---- Data segment

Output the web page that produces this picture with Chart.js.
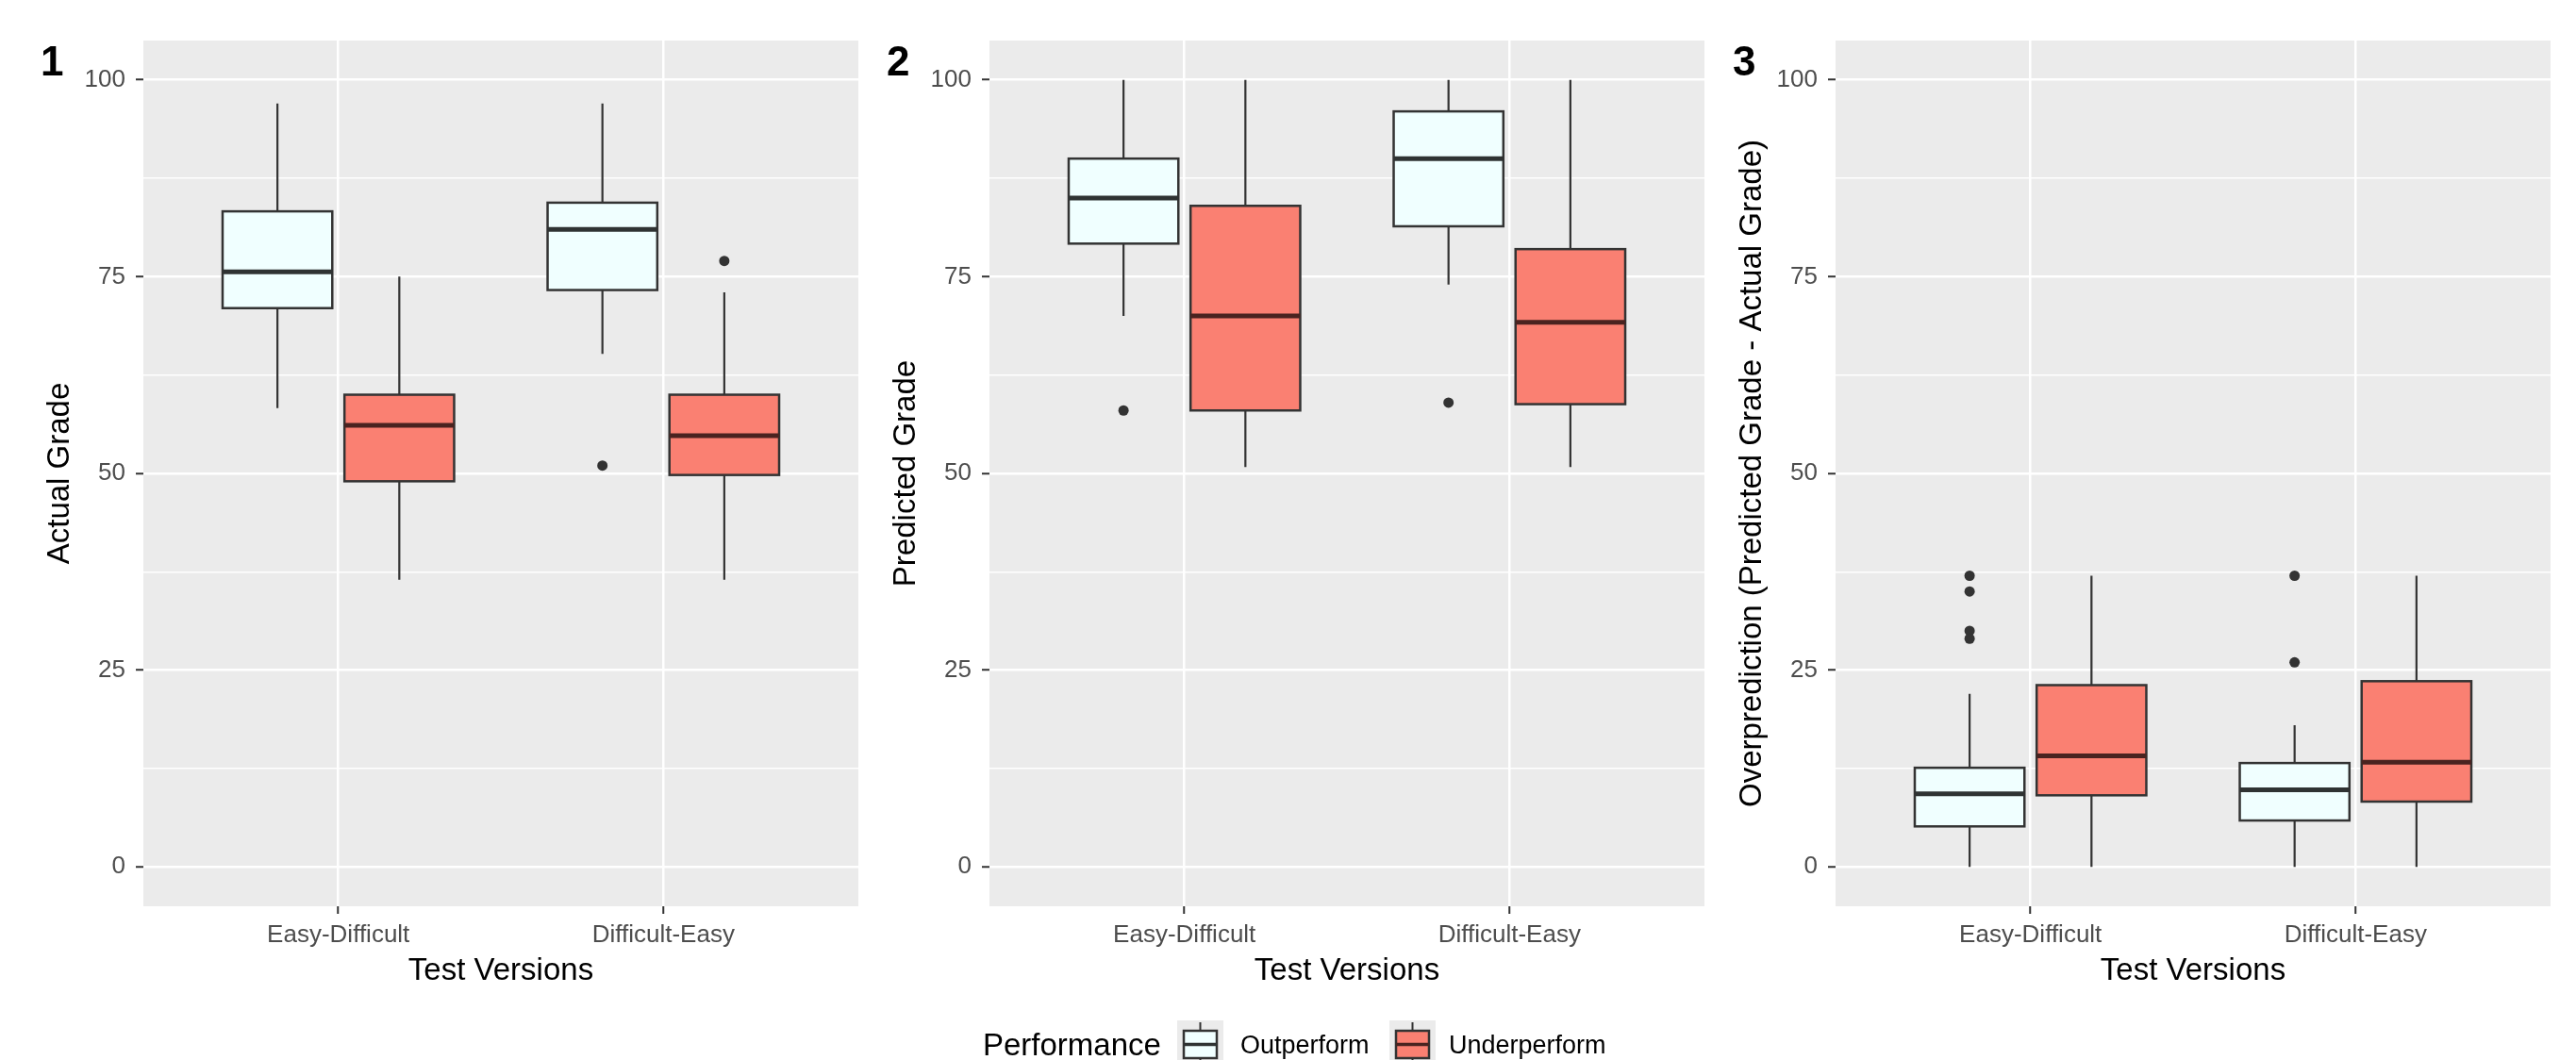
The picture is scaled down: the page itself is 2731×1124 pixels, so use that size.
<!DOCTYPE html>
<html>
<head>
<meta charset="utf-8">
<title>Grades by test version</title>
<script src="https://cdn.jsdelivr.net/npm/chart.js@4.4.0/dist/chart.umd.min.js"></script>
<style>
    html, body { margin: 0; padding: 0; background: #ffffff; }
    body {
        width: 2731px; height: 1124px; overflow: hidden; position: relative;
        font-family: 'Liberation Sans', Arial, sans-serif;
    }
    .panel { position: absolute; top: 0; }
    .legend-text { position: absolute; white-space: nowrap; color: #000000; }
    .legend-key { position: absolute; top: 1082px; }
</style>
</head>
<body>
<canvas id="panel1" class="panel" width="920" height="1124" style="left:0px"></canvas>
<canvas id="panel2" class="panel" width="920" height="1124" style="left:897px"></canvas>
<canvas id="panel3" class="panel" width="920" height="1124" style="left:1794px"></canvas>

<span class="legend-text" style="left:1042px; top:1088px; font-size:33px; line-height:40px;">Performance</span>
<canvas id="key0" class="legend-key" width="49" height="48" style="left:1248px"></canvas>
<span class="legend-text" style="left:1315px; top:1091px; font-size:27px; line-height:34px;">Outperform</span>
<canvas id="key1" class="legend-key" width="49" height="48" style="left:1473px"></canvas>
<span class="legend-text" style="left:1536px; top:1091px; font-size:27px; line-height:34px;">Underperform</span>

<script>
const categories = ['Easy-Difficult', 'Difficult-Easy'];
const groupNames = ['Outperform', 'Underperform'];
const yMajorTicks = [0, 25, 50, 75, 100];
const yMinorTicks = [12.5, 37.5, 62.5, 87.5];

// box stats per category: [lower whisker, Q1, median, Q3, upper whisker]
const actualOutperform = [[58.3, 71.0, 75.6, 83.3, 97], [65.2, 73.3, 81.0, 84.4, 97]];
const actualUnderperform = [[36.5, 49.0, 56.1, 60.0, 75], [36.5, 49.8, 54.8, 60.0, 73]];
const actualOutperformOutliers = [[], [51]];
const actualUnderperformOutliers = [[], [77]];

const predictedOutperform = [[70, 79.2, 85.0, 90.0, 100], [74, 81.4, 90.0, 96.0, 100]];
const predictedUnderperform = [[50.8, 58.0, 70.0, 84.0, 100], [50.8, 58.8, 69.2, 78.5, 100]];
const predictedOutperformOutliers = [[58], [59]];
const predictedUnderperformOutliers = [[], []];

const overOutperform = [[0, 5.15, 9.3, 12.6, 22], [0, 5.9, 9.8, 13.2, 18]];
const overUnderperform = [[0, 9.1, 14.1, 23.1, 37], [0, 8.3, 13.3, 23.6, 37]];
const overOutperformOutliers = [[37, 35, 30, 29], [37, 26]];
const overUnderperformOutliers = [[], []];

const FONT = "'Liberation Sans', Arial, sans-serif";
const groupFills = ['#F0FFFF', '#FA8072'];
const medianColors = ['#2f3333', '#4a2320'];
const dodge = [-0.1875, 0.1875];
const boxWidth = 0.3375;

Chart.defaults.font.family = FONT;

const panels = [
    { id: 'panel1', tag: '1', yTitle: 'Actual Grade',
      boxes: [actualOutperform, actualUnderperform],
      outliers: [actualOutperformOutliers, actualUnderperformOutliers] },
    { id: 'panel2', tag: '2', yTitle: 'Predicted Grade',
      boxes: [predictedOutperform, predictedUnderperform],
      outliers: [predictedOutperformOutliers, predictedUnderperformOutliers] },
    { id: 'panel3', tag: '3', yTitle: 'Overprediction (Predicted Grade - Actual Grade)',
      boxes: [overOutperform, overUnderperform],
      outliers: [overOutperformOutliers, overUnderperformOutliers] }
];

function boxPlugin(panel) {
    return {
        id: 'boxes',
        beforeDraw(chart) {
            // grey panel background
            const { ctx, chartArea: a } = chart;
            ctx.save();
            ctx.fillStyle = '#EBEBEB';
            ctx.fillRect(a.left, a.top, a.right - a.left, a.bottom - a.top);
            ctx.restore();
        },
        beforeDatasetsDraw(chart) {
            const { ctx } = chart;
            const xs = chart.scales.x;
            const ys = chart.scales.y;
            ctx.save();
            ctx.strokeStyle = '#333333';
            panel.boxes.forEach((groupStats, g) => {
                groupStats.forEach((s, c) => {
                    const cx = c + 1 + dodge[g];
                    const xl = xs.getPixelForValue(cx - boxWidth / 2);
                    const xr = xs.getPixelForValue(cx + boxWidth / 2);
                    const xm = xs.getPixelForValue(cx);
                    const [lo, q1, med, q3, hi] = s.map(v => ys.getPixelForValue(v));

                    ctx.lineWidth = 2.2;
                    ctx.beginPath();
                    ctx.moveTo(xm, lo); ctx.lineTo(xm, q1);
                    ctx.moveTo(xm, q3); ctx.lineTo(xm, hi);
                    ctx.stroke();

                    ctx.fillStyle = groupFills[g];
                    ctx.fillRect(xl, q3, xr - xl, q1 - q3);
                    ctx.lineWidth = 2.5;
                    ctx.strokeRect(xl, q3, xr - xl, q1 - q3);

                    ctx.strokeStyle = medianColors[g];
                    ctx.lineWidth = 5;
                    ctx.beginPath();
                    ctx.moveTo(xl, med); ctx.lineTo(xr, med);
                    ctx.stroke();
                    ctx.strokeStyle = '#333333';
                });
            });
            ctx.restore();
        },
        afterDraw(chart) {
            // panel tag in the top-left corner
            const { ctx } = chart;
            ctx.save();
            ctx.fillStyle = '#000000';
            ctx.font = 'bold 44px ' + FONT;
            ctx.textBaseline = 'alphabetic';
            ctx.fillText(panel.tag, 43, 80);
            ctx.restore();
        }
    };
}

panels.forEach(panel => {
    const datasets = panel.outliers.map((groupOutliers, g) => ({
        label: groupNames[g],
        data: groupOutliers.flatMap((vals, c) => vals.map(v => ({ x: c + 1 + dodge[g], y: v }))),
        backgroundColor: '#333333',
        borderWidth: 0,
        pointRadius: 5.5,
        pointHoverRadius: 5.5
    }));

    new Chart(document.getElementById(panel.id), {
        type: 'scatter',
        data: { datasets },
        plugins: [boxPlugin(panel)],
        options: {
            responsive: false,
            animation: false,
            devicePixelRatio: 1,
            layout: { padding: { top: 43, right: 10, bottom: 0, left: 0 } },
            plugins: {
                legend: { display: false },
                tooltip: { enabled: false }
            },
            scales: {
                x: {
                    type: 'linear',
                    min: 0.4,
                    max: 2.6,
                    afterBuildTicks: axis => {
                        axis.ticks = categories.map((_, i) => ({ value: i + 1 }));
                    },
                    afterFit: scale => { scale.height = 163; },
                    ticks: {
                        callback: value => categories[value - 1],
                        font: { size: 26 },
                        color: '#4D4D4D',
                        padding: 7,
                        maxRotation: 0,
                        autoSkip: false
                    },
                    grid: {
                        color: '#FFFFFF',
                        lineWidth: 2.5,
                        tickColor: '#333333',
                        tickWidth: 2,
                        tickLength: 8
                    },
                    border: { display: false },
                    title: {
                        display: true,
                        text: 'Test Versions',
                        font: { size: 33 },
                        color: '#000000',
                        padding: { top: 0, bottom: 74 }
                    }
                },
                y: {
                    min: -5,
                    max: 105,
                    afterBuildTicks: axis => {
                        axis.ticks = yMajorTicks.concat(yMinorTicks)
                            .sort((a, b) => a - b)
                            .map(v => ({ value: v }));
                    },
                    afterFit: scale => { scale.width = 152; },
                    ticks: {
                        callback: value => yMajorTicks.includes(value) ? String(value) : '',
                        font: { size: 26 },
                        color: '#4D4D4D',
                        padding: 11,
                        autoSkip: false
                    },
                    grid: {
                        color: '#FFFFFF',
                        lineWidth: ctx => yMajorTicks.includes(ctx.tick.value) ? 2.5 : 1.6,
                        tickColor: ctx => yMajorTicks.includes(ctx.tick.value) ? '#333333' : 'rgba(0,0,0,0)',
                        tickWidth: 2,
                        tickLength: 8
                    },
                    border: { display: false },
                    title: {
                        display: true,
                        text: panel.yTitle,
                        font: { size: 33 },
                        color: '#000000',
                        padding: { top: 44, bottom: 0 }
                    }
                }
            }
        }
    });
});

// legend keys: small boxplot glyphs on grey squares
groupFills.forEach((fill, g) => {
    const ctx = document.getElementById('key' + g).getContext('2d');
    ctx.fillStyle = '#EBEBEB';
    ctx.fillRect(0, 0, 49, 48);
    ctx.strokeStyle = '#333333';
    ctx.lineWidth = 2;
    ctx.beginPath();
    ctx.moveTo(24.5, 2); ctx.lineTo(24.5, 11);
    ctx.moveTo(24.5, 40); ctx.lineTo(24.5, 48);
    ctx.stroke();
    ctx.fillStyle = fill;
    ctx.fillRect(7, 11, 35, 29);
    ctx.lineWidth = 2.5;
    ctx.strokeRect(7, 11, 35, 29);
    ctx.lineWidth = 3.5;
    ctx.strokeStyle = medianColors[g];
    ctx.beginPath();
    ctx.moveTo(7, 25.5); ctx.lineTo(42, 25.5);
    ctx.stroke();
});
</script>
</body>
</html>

--------

*Given problem*
Which lines hold the word "page"? Show each one.

*The response*
Output the web page that produces this picture with Chart.js.
The picture is scaled down: the page itself is 2731×1124 pixels, so use that size.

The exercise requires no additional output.